Die artgerechte Haltung kommt bei den Kunden gut an

Die artgerechte Haltung ist den Tieren anzusehen. Sie wirken gesund, ihr Gefieder ist intakt, und sie haben keine Verletzungen. Kannibalismus, der bei Hühnern immer wieder vorkommt, ist äußerst selten. Horrorszenarien, die man von Legebatterien hört, gibt es hier nicht. Hans-Martin Maurer weiß durch viele Mails, dass die Kundschaft dies besonders schätzt.

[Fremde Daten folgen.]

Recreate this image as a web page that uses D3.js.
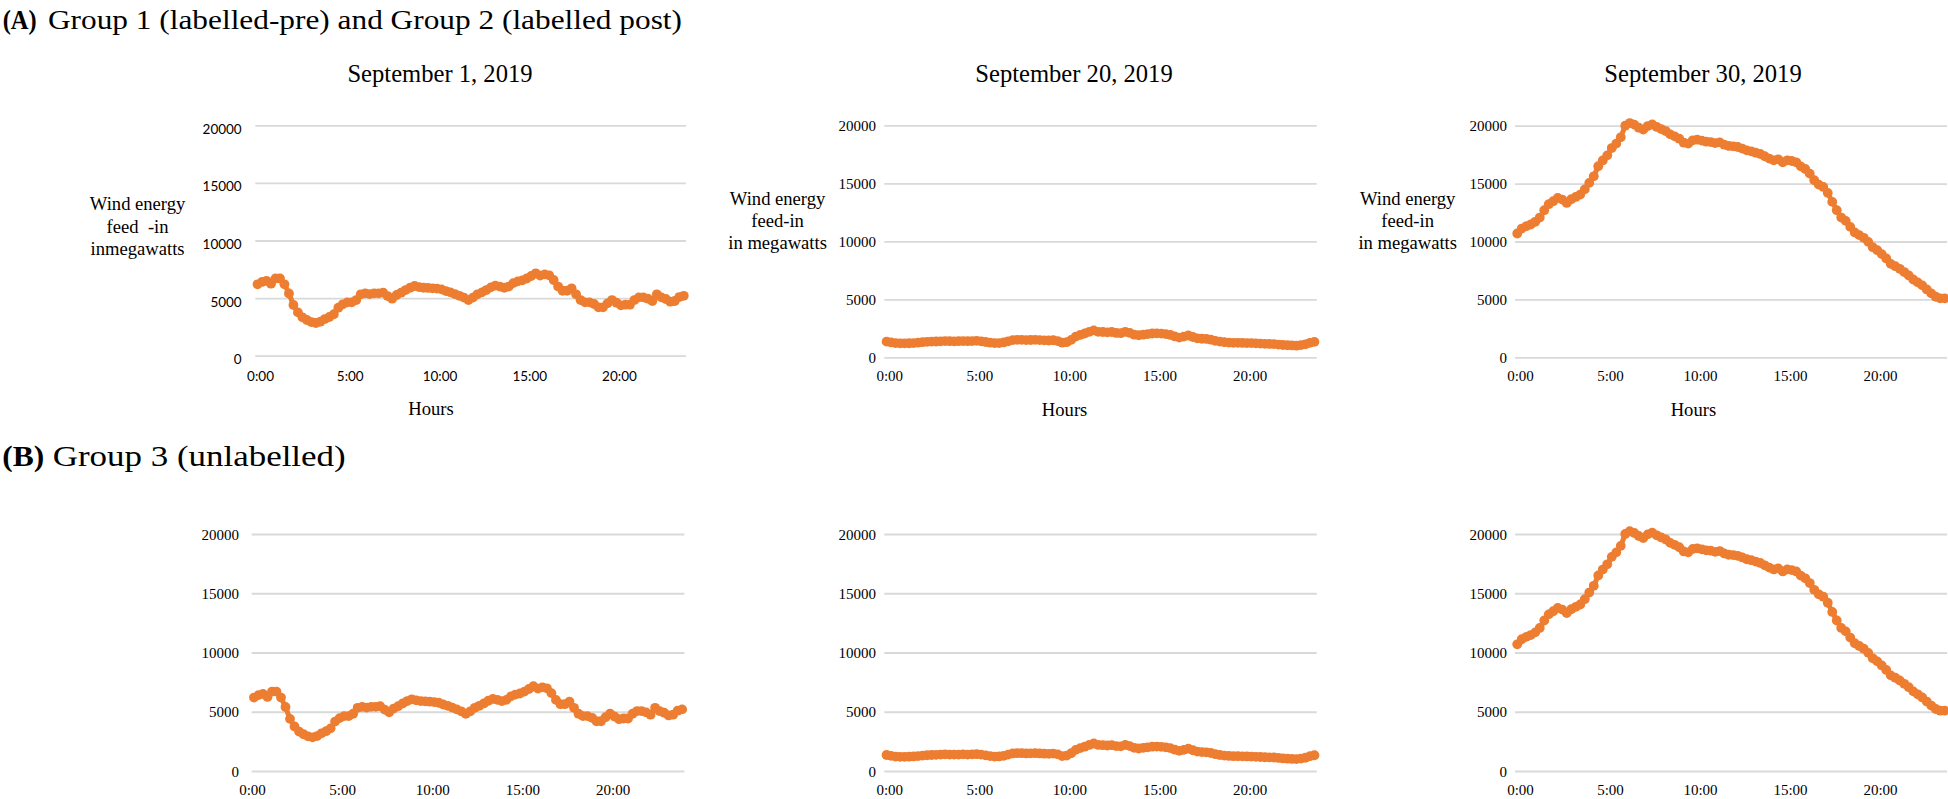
<!DOCTYPE html>
<html><head><meta charset="utf-8">
<script src="https://cdn.jsdelivr.net/npm/d3@7"></script>
<style>
html,body{margin:0;padding:0;background:#fff;}
svg{display:block;font-family:"Liberation Serif","Times New Roman",serif;}
</style></head><body>
<svg id="chart" width="1948" height="799"></svg>
<script>
// ---------- data ----------
const hourLabels = ["0:00", "5:00", "10:00", "15:00", "20:00"];
const hourLabelIndex = [0, 20, 40, 60, 80];
const yTicks = [0, 5000, 10000, 15000, 20000];
const dateTitles = ["September 1, 2019", "September 20, 2019", "September 30, 2019"];
const groupLetters = ["(A)", "(B)"];
const groupTitles = ["Group 1 (labelled-pre) and Group 2 (labelled post)", "Group 3 (unlabelled)"];
const yLabelFirst = ["Wind energy", "feed  -in", "inmegawatts"];
const yLabelOther = ["Wind energy", "feed-in", "in megawatts"];
const xTitle = "Hours";

// quarter-hour wind feed-in (MW), 0:00 .. 23:45
const sep1 = [
  6200, 6400, 6500, 6250,   6700, 6700, 6200, 5400,
  4400, 3760, 3330, 3100,   2920, 2840, 2950, 3180,
  3360, 3600, 4170, 4460,   4630, 4630, 4830, 5330,
  5410, 5350, 5410, 5410,   5470, 5180, 4950, 5270,
  5470, 5700, 5900, 6050,   5960, 5900, 5880, 5850,
  5820, 5760, 5610, 5500,   5350, 5200, 5040, 4830,
  5040, 5330, 5500, 5700,   5930, 6080, 6000, 5900,
  6000, 6300, 6450, 6540,   6700, 6920, 7150, 6950,
  7060, 6980, 6570, 6000,   5640, 5640, 5850, 5330,
  4830, 4630, 4630, 4490,   4200, 4200, 4540, 4830,
  4600, 4370, 4430, 4430,   4830, 5060, 5060, 4950,
  4750, 5330, 5060, 4920,   4690, 4750, 5090, 5200
];
const sep20 = [
  1350, 1280, 1220, 1200,   1200, 1210, 1230, 1260,
  1300, 1330, 1350, 1360,   1380, 1400, 1390, 1380,
  1390, 1400, 1390, 1400,   1420, 1380, 1320, 1260,
  1220, 1230, 1280, 1380,   1480, 1500, 1500, 1480,
  1490, 1500, 1480, 1460,   1450, 1470, 1400, 1260,
  1300, 1500, 1780, 1930,   2050, 2200, 2320, 2200,
  2180, 2150, 2180, 2100,   2080, 2200, 2100, 1950,
  1900, 1950, 2000, 2050,   2060, 2040, 2000, 1930,
  1800, 1700, 1780, 1880,   1750, 1640, 1600, 1580,
  1520, 1420, 1350, 1300,   1270, 1250, 1250, 1240,
  1230, 1220, 1200, 1180,   1160, 1150, 1140, 1100,
  1060, 1040, 1020, 1000,   1050, 1120, 1250, 1330
];
const sep30 = [
  10690, 11120, 11320, 11470,   11700, 12070, 12700, 13220,
  13480, 13760, 13620, 13330,   13650, 13850, 14050, 14500,
  15060, 15630, 16500, 17000,   17440, 18070, 18450, 19000,
  20000, 20230, 20090, 19830,   19660, 19970, 20110, 19890,
  19710, 19540, 19250, 19080,   18880, 18530, 18450, 18740,
  18790, 18710, 18620, 18590,   18500, 18560, 18360, 18250,
  18220, 18160, 18020, 17870,   17790, 17670, 17560, 17360,
  17160, 17010, 17100, 16840,   17010, 16950, 16840, 16490,
  16260, 15860, 15290, 14910,   14710, 14200, 13420, 12700,
  12070, 11780, 11260, 10780,   10550, 10320,  9970,  9510,
   9250,  8910,  8530,  8070,    7870,  7640,  7360,  7070,
   6720,  6470,  6210,  5860,    5520,  5230,  5090,  5090
];

// ---------- layout ----------
const ORANGE = "#ED7D31";
const GRID = "#D9D9D9";
const SERIF = '"Liberation Serif","Times New Roman",serif';
const SANS = 'Lato,"Open Sans",sans-serif';

const panels = [
  {series: sep1,  gl: 255.3, gr: 686,   yTop: 125.3, yBot: 355.7, font: SANS,  fs: 13.5, ydy: 3.5, xdx: 2.5, xBase: 380.8, ypad: 13.6,
   ylab: yLabelFirst, ylx: 137.6, ylBase: [210, 232.5, 255], hx: 431, hBase: 414.5, title: dateTitles[0], tcx: 440},
  {series: sep20, gl: 884.3, gr: 1316.7, yTop: 125.3, yBot: 357.3, font: SERIF, fs: 15, ydy: 0, xdx: 2.7, xBase: 381, ypad: 8.3,
   ylab: yLabelOther, ylx: 777.6, ylBase: [205, 227, 249], hx: 1064.6, hBase: 415.5, title: dateTitles[1], tcx: 1074},
  {series: sep30, gl: 1515, gr: 1947, yTop: 125.7, yBot: 357.3, font: SERIF, fs: 15, ydy: 0, xdx: 2.7, xBase: 381, ypad: 8,
   ylab: yLabelOther, ylx: 1407.7, ylBase: [205, 227, 249], hx: 1693.4, hBase: 416, title: dateTitles[2], tcx: 1703},
  {series: sep1,  gl: 251.7, gr: 684.4, yTop: 534, yBot: 771, font: SERIF, fs: 15, ydy: 0, xdx: -2, xBase: 794.5, ypad: 12.7},
  {series: sep20, gl: 884.3, gr: 1316.7, yTop: 534, yBot: 771, font: SERIF, fs: 15, ydy: 0, xdx: 2.7, xBase: 794.5, ypad: 8.3},
  {series: sep30, gl: 1515, gr: 1947, yTop: 534, yBot: 771, font: SERIF, fs: 15, ydy: 0, xdx: 2.7, xBase: 794.5, ypad: 8}
];

const svg = d3.select("#chart");

// group headings
const headings = [
  {letter: groupLetters[0], lx: 2.7, lw: 34, text: groupTitles[0], tx: 48, tw: 634, base: 29, fs: 26.5},
  {letter: groupLetters[1], lx: 2.2, lw: 42, text: groupTitles[1], tx: 52.7, tw: 293, base: 466, fs: 29.5}
];
headings.forEach(h => {
  svg.append("text").attr("x", h.lx).attr("y", h.base)
    .attr("font-size", h.fs).attr("font-weight", "bold")
    .attr("textLength", h.lw).attr("lengthAdjust", "spacingAndGlyphs")
    .text(h.letter);
  svg.append("text").attr("x", h.tx).attr("y", h.base)
    .attr("font-size", h.fs)
    .attr("textLength", h.tw).attr("lengthAdjust", "spacingAndGlyphs")
    .text(h.text);
});

const idx = d3.range(96);

panels.forEach(p => {
  const g = svg.append("g");
  const x = d3.scalePoint().domain(idx).range([p.gl, p.gr]).padding(0.5);
  const y = d3.scaleLinear().domain([0, 20000]).range([p.yBot, p.yTop]);

  // y axis with gridlines
  const ya = g.append("g").attr("transform", `translate(${p.gl},0)`)
    .call(d3.axisLeft(y).tickValues(yTicks).tickFormat(d3.format("d"))
      .tickSize(-(p.gr - p.gl)).tickPadding(p.ypad));
  ya.select(".domain").remove();
  ya.selectAll(".tick line").attr("stroke", GRID).attr("stroke-width", 1.8);
  ya.selectAll(".tick text").attr("fill", "#000")
    .attr("font-family", p.font).attr("font-size", p.fs)
    .attr("dy", "0.34em").attr("y", p.ydy);

  // x axis labels
  const xa = g.append("g").attr("transform", `translate(0,${p.yBot})`)
    .call(d3.axisBottom(x).tickValues(hourLabelIndex)
      .tickFormat(i => hourLabels[hourLabelIndex.indexOf(i)]).tickSize(0));
  xa.select(".domain").remove();
  xa.selectAll(".tick text").attr("fill", "#000")
    .attr("font-family", p.font).attr("font-size", p.fs)
    .attr("x", p.xdx).attr("dy", 0).attr("y", p.xBase - p.yBot);

  // series: line + markers
  g.append("path").datum(p.series)
    .attr("fill", "none").attr("stroke", ORANGE).attr("stroke-width", 5)
    .attr("stroke-linejoin", "round")
    .attr("d", d3.line().x((d, i) => x(i)).y(d => y(d)));
  g.selectAll("circle.pt").data(p.series).join("circle")
    .attr("class", "pt").attr("cx", (d, i) => x(i)).attr("cy", d => y(d))
    .attr("r", 4.9).attr("fill", ORANGE);

  if (p.ylab) {
    const yl = g.append("text").attr("text-anchor", "middle")
      .attr("font-size", 18.6).attr("fill", "#000").style("white-space", "pre");
    p.ylab.forEach((t, k) => yl.append("tspan").attr("x", p.ylx).attr("y", p.ylBase[k]).text(t));
    g.append("text").attr("x", p.hx).attr("y", p.hBase).attr("text-anchor", "middle")
      .attr("font-size", 18.6).attr("fill", "#000").text(xTitle);
    g.append("text").attr("x", p.tcx).attr("y", 81.5).attr("text-anchor", "middle")
      .attr("font-size", 24.6).attr("fill", "#000").text(p.title);
  }
});
</script>
</body></html>
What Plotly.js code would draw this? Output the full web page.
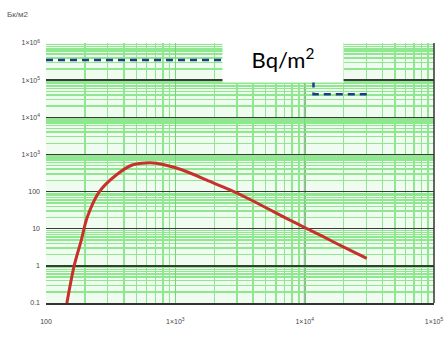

Die Hähne verteidigen ihre Hennen

Christie Komar ist einer der Männer, die für die Hühner zuständig sind. Er füllt zweimal in der Woche die Futterkästen auf, sorgt für frisches Wasser und reinigt das Hühnermobil. Er ist sichtlich stolz, dass er sein Revier zeigen darf. Er nimmt eine Henne hoch und präsentiert sie. Der Vogel bleibt erstaunlich gelassen. Als der Mann das Gleiche später auf der Wiese demonstrieren will, attackieren ihn zwei Hähne, die im Gegensatz zu den braungefiederten Hennen ein weißes Federkleid haben und mit ihren aufgeplusterten Federn fast doppelt so groß wirken, wie sie es tatsächlich sind. Christie Komar springt eilig über den Zaun, um dem wildgewordenen Federvieh zu entkommen. Obwohl er sich täglich um die Tiere kümmert, hat er nicht damit gerechnet, dass die Hähne ihre Hennen so energisch verteidigen. Doch die Hähne nehmen ihre Aufgabe ernst, gegebenenfalls auch gegenüber Menschen. Eigentlich sind sie dazu da, die Hühner vor Greifvögeln zu beschützen. „Wenn etwa ein Habicht über ihnen kreist, dann krähen sie so laut, dass die Hennen gewarnt sind und sich in Sicherheit bringen können“, erklärt Maurer.

Die Hühnerpatenschaften sind so gut angekommen, dass die Lebenshilfe ein drittes Hühnermobil anschaffen möchte. „50 bis 60 Paten sind es zurzeit, und das Interesse lässt nicht nach“, sagt Maurer. So wie es aussieht, hat die gemeinnützige Einrichtung auch schon einen Sponsor gefunden, der bereit ist, einen Zuschuss für das dritte Hühnermobil zu geben. Die Anschaffungskosten eines solchen mobilen Hühnerstalls beziffert Hans-Martin Maurer auf rund 40 000 Euro.